## WHAT IS NEEDED
Please, without the pictures, retype exactly the lines from the start of the material through the line that holds "0.06, 0.05]".

## DATA EXCERPT
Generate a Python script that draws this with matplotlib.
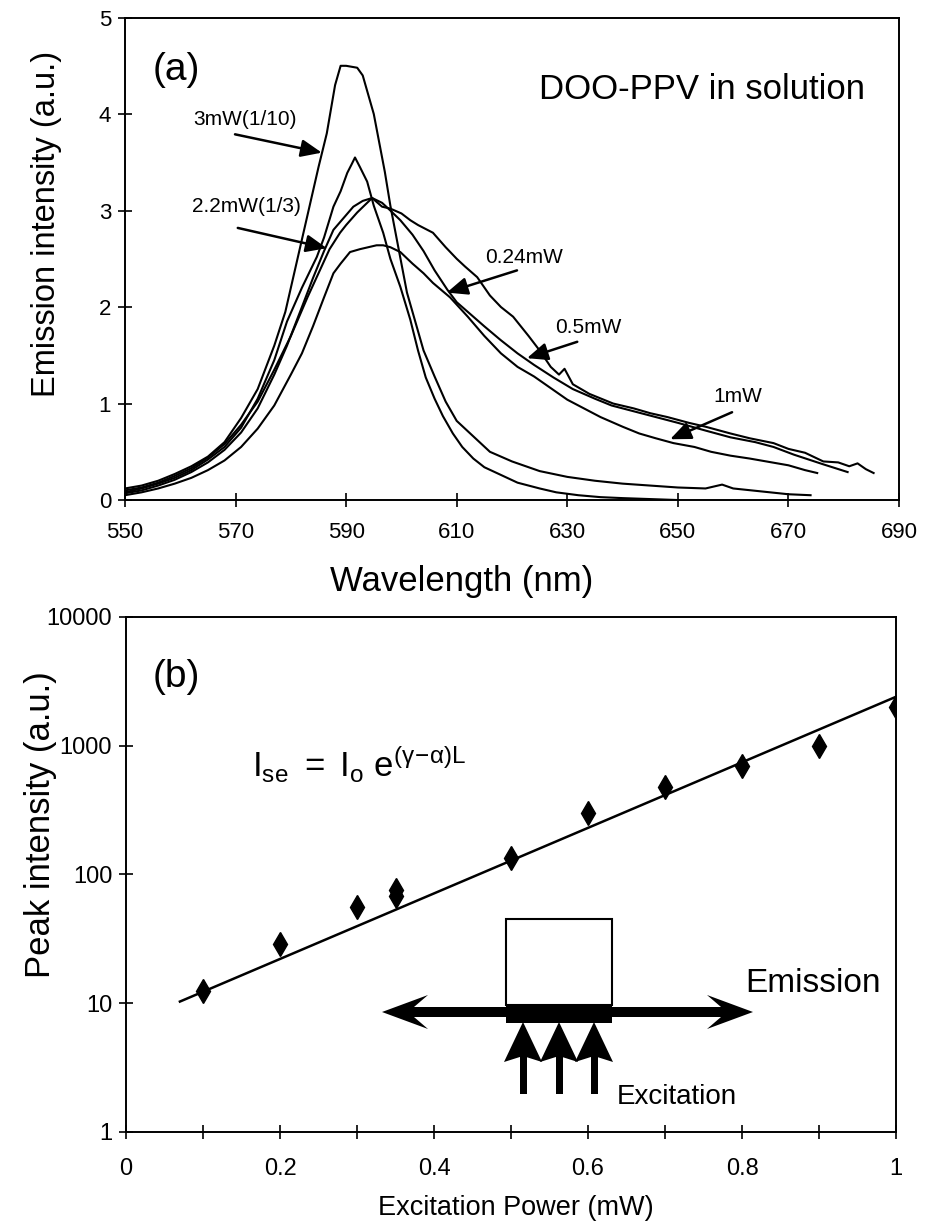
"""Two-panel figure: DOO-PPV emission spectra (a) and peak intensity vs excitation power (b)."""

import matplotlib
matplotlib.use("Agg")
import matplotlib.pyplot as plt
from matplotlib.patches import Polygon, Rectangle

plt.rcParams["font.family"] = ["Liberation Sans", "DejaVu Sans"]
plt.rcParams["mathtext.fontset"] = "custom"
plt.rcParams["mathtext.rm"] = "Liberation Sans"
plt.rcParams["mathtext.it"] = "Liberation Sans"
plt.rcParams["mathtext.sf"] = "Liberation Sans"

INK = "black"

# --- panel (a): emission spectra (wavelength nm, intensity a.u.) -------------
wl_3mw = [550, 553, 556, 559, 562, 565, 568, 571, 574, 577, 579, 581, 583, 585,
          586.5, 588, 589, 590, 591, 592, 593, 594, 595, 596, 597, 598, 599, 600,
          601, 602, 603, 604, 606, 608, 610, 613, 616, 620, 625, 630, 635, 640,
          645, 650, 655, 658, 660, 665, 670, 674]
int_3mw = [0.12, 0.15, 0.20, 0.27, 0.35, 0.45, 0.60, 0.85, 1.15, 1.60, 1.95, 2.45,
           2.95, 3.45, 3.80, 4.30, 4.50, 4.50, 4.49, 4.48, 4.40, 4.20, 4.00, 3.70,
           3.40, 3.05, 2.75, 2.45, 2.15, 1.95, 1.75, 1.55, 1.28, 1.02, 0.82, 0.66,
           0.50, 0.40, 0.30, 0.24, 0.20, 0.17, 0.15, 0.13, 0.12, 0.16, 0.12, 0.09,
           0.06, 0.05]

wl_22mw = [550, 553, 556, 559, 562, 565, 568, 571, 574, 577, 579.3, 582, 584.7, 586,
           587.7, 589, 590.2, 591, 591.6, 592.5, 593.8, 595, 596.7, 598, 599.8,
           601.6, 603, 604.4, 606, 607.5, 609.3, 611, 613, 615, 618, 621, 625, 628,
           632, 636, 640, 645, 650]
int_22mw = [0.08, 0.12, 0.17, 0.23, 0.31, 0.42, 0.55, 0.75, 1.05, 1.45, 1.85, 2.20,
            2.52, 2.72, 3.04, 3.20, 3.39, 3.48, 3.55, 3.45, 3.30, 3.05, 2.77, 2.50,
            2.21, 1.87, 1.55, 1.27, 1.05, 0.87, 0.69, 0.55, 0.43, 0.34, 0.26, 0.18,
            0.12, 0.08, 0.05, 0.03, 0.02, 0.01, 0.0]

wl_024mw = [550, 553, 556, 559, 562, 565, 568, 571, 574, 577, 580, 583, 585, 587,
            588.9, 590, 592, 593.8, 594.7, 596.5, 598, 600, 601.6, 603, 605.7, 608,
            610, 611.5, 613.7, 616, 618, 620.2, 623, 625, 627, 628.5, 629.5, 631,
            634, 638.3, 642, 645, 648.1, 652, 655, 659.5, 663, 667.3, 670, 673,
            676.3, 679, 681, 682.5, 684, 685.4]
int_024mw = [0.10, 0.13, 0.18, 0.25, 0.33, 0.44, 0.58, 0.78, 1.02, 1.35, 1.70, 2.10,
             2.35, 2.60, 2.77, 2.85, 2.98, 3.08, 3.13, 3.04, 3.02, 2.97, 2.90, 2.85,
             2.77, 2.62, 2.50, 2.42, 2.31, 2.12, 2.00, 1.90, 1.70, 1.55, 1.38, 1.30,
             1.36, 1.20, 1.10, 1.00, 0.95, 0.90, 0.86, 0.80, 0.76, 0.69, 0.64, 0.59,
             0.53, 0.49, 0.40, 0.39, 0.35, 0.38, 0.32, 0.28]

wl_05mw = [550, 553, 556, 559, 562, 565, 568, 571, 574, 577, 579.3, 582, 584, 586,
           587.7, 589.5, 591.3, 593, 594.7, 596.5, 598, 599.8, 602, 604, 606, 608.3,
           610, 613, 615, 617.9, 621, 624, 627.5, 631, 635, 638, 642, 646, 650, 655,
           659.5, 664, 667.3, 671, 676.3, 680.7]
int_05mw = [0.07, 0.10, 0.15, 0.21, 0.29, 0.39, 0.52, 0.70, 0.95, 1.30, 1.60, 2.00,
            2.30, 2.58, 2.80, 2.92, 3.04, 3.10, 3.13, 3.08, 3.00, 2.90, 2.75, 2.58,
            2.38, 2.18, 2.05, 1.90, 1.80, 1.66, 1.52, 1.40, 1.27, 1.15, 1.05, 0.98,
            0.92, 0.86, 0.80, 0.72, 0.65, 0.60, 0.55, 0.47, 0.37, 0.29]

wl_1mw = [550, 553, 556, 559, 562, 565, 568, 571, 574, 577, 580, 582, 584, 586,
          587.7, 589, 590.7, 592.5, 594, 595.5, 596.7, 598, 599.8, 602, 604, 605.7,
          608.8, 612, 615, 618, 621, 624, 627, 630, 633, 636, 640, 643, 646, 649.2,
          653, 656, 659.5, 663, 666, 670, 673, 675.2]
int_1mw = [0.05, 0.08, 0.12, 0.17, 0.23, 0.31, 0.41, 0.55, 0.74, 0.98, 1.30, 1.52,
           1.80, 2.10, 2.35, 2.45, 2.57, 2.60, 2.62, 2.64, 2.64, 2.62, 2.57, 2.45,
           2.35, 2.25, 2.10, 1.90, 1.70, 1.52, 1.38, 1.28, 1.16, 1.04, 0.95, 0.86,
           0.76, 0.69, 0.64, 0.59, 0.55, 0.50, 0.46, 0.43, 0.40, 0.36, 0.31, 0.28]

# curve labels: text, text anchor (nm, a.u.), arrow tail, arrow tip
label_text = ["3mW(1/10)", "2.2mW(1/3)", "0.24mW", "0.5mW", "1mW"]
label_pos = [(562.3, 3.94), (562.1, 3.04), (615.1, 2.51), (627.8, 1.79), (656.4, 1.07)]
arrow_tail = [(569.9, 3.79), (570.4, 2.82), (620.9, 2.38), (631.8, 1.64), (659.8, 0.91)]
arrow_tip = [(585.6, 3.60), (586.5, 2.61), (608.2, 2.15), (622.7, 1.47), (648.6, 0.63)]

wl_ticks = [550, 570, 590, 610, 630, 650, 670, 690]
int_ticks = [0, 1, 2, 3, 4, 5]

# --- panel (b): peak intensity vs excitation power ---------------------------
power_mw = [0.1, 0.2, 0.3, 0.35, 0.35, 0.5, 0.6, 0.7, 0.8, 0.9, 1.0]
peak_int = [12.5, 29, 56, 68, 76, 135, 300, 480, 690, 1000, 2000]
fit_power = [0.07, 1.0]
fit_peak = [10.3, 2400]
power_ticks = [0, 0.2, 0.4, 0.6, 0.8, 1.0]
power_ticklabels = ["0", "0.2", "0.4", "0.6", "0.8", "1"]
peak_ticks = [1, 10, 100, 1000, 10000]


def _frame(ax, lw=1.4):
    for side in ("top", "right", "left", "bottom"):
        ax.spines[side].set_linewidth(lw)
        ax.spines[side].set_color(INK)


def spectra_panel(fig):
    ax = fig.add_axes([0.1344, 0.5928, 0.8323, 0.3929])
    for wl, inten in ((wl_3mw, int_3mw), (wl_22mw, int_22mw), (wl_024mw, int_024mw),
                      (wl_05mw, int_05mw), (wl_1mw, int_1mw)):
        ax.plot(wl, inten, color=INK, lw=1.5)

    for txt, pos, tail, tip in zip(label_text, label_pos, arrow_tail, arrow_tip):
        ax.text(pos[0], pos[1], txt, fontsize=15, ha="left", va="center", color=INK)
        ax.annotate("", xy=tip, xytext=tail,
                    arrowprops=dict(arrowstyle="-|>,head_length=0.9,head_width=0.38",
                                    mutation_scale=14, color=INK, lw=1.8,
                                    shrinkA=0, shrinkB=0))

    ax.text(0.036, 0.891, "(a)", transform=ax.transAxes, fontsize=28,
            ha="left", va="center")
    ax.text(0.956, 0.85, "DOO-PPV in solution", transform=ax.transAxes,
            fontsize=25, ha="right", va="center")

    ax.set_xlim(550, 690)
    ax.set_ylim(0, 5)
    ax.set_xticks(wl_ticks)
    ax.set_yticks(int_ticks)
    ax.tick_params(direction="inout", length=10, width=1.2, labelsize=16,
                   top=False, right=False)
    ax.tick_params(axis="x", pad=11)
    ax.tick_params(axis="y", pad=5)
    ax.set_xlabel("Wavelength (nm)", fontsize=25)
    ax.set_ylabel("Emission intensity (a.u.)", fontsize=23.5)
    ax.xaxis.set_label_coords(0.435, -0.135)
    ax.yaxis.set_label_coords(-0.081, 0.572)
    _frame(ax)
    return ax


def gain_panel(fig):
    ax = fig.add_axes([0.1355, 0.0782, 0.8280, 0.4194])
    ax.set_yscale("log")
    ax.plot(fit_power, fit_peak, color=INK, lw=1.8)
    ax.plot(power_mw, peak_int, ls="none", marker="d", ms=12, color=INK, zorder=3)

    ax.text(0.035, 0.883, "(b)", transform=ax.transAxes, fontsize=28,
            ha="left", va="center")
    ax.text(0.164, 0.689,
            r"$\mathregular{I_{se}\ =\ I_o\ e^{(\gamma\!-\!\alpha)L}}$",
            transform=ax.transAxes, fontsize=25, ha="left", va="baseline")

    ax.set_xlim(0, 1)
    ax.set_ylim(1, 10000)
    ax.set_xticks(power_ticks)
    ax.set_xticklabels(power_ticklabels)
    ax.set_xticks([0.1, 0.3, 0.5, 0.7, 0.9], minor=True)
    ax.set_yticks(peak_ticks)
    ax.set_yticklabels([str(v) for v in peak_ticks])
    ax.yaxis.set_minor_locator(matplotlib.ticker.NullLocator())
    ax.tick_params(which="both", direction="inout", length=10, width=1.2,
                   labelsize=17, top=False, right=False)
    ax.tick_params(axis="x", pad=14)
    ax.tick_params(axis="y", pad=5)
    ax.set_xlabel("Excitation Power (mW)", fontsize=19.5)
    ax.set_ylabel("Peak intensity (a.u.)", fontsize=25)
    ax.xaxis.set_label_coords(0.506, -0.122)
    ax.yaxis.set_label_coords(-0.089, 0.596)
    _frame(ax)
    return ax


def sketch_overlay(fig):
    """Sample / excitation schematic drawn in figure pixel space."""
    ov = fig.add_axes([0, 0, 1, 1], zorder=5)
    ov.set_xlim(0, 930)
    ov.set_ylim(1228, 0)
    ov.axis("off")
    ov.patch.set_alpha(0)

    # emission double arrow
    ov.add_patch(Polygon([(382, 1012), (428, 995), (414, 1007), (721, 1007),
                          (707, 995), (753, 1012), (707, 1029), (721, 1017),
                          (414, 1017), (428, 1029)], closed=True, color=INK, lw=0))
    # sample block and excited stripe
    ov.add_patch(Rectangle((506, 919), 106, 86, facecolor="white", edgecolor=INK, lw=1.5))
    ov.add_patch(Rectangle((506, 1005), 106, 18, facecolor=INK, edgecolor=INK, lw=0))
    # excitation arrows
    for cx in (523, 559, 594):
        ov.add_patch(Polygon([(cx, 1022), (cx + 19, 1062), (cx, 1056), (cx - 19, 1062)],
                             closed=True, color=INK, lw=0))
        ov.add_patch(Rectangle((cx - 3.5, 1055), 7, 39, color=INK, lw=0))

    ov.text(745, 983, "Emission", fontsize=24, ha="left", va="center")
    ov.text(617, 1097, "Excitation", fontsize=20, ha="left", va="center")


def main():
    fig = plt.figure(figsize=(9.3, 12.28), dpi=100)
    spectra_panel(fig)
    gain_panel(fig)
    sketch_overlay(fig)
    fig.savefig("out.png", dpi=100, facecolor="white")
    plt.close(fig)


if __name__ == "__main__":
    main()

## WRITTEN SOLUTION
Generate a Python script that draws this with matplotlib.
"""Two-panel figure: DOO-PPV emission spectra (a) and peak intensity vs excitation power (b)."""

import matplotlib
matplotlib.use("Agg")
import matplotlib.pyplot as plt
from matplotlib.patches import Polygon, Rectangle

plt.rcParams["font.family"] = ["Liberation Sans", "DejaVu Sans"]
plt.rcParams["mathtext.fontset"] = "custom"
plt.rcParams["mathtext.rm"] = "Liberation Sans"
plt.rcParams["mathtext.it"] = "Liberation Sans"
plt.rcParams["mathtext.sf"] = "Liberation Sans"

INK = "black"

# --- panel (a): emission spectra (wavelength nm, intensity a.u.) -------------
wl_3mw = [550, 553, 556, 559, 562, 565, 568, 571, 574, 577, 579, 581, 583, 585,
          586.5, 588, 589, 590, 591, 592, 593, 594, 595, 596, 597, 598, 599, 600,
          601, 602, 603, 604, 606, 608, 610, 613, 616, 620, 625, 630, 635, 640,
          645, 650, 655, 658, 660, 665, 670, 674]
int_3mw = [0.12, 0.15, 0.20, 0.27, 0.35, 0.45, 0.60, 0.85, 1.15, 1.60, 1.95, 2.45,
           2.95, 3.45, 3.80, 4.30, 4.50, 4.50, 4.49, 4.48, 4.40, 4.20, 4.00, 3.70,
           3.40, 3.05, 2.75, 2.45, 2.15, 1.95, 1.75, 1.55, 1.28, 1.02, 0.82, 0.66,
           0.50, 0.40, 0.30, 0.24, 0.20, 0.17, 0.15, 0.13, 0.12, 0.16, 0.12, 0.09,
           0.06, 0.05]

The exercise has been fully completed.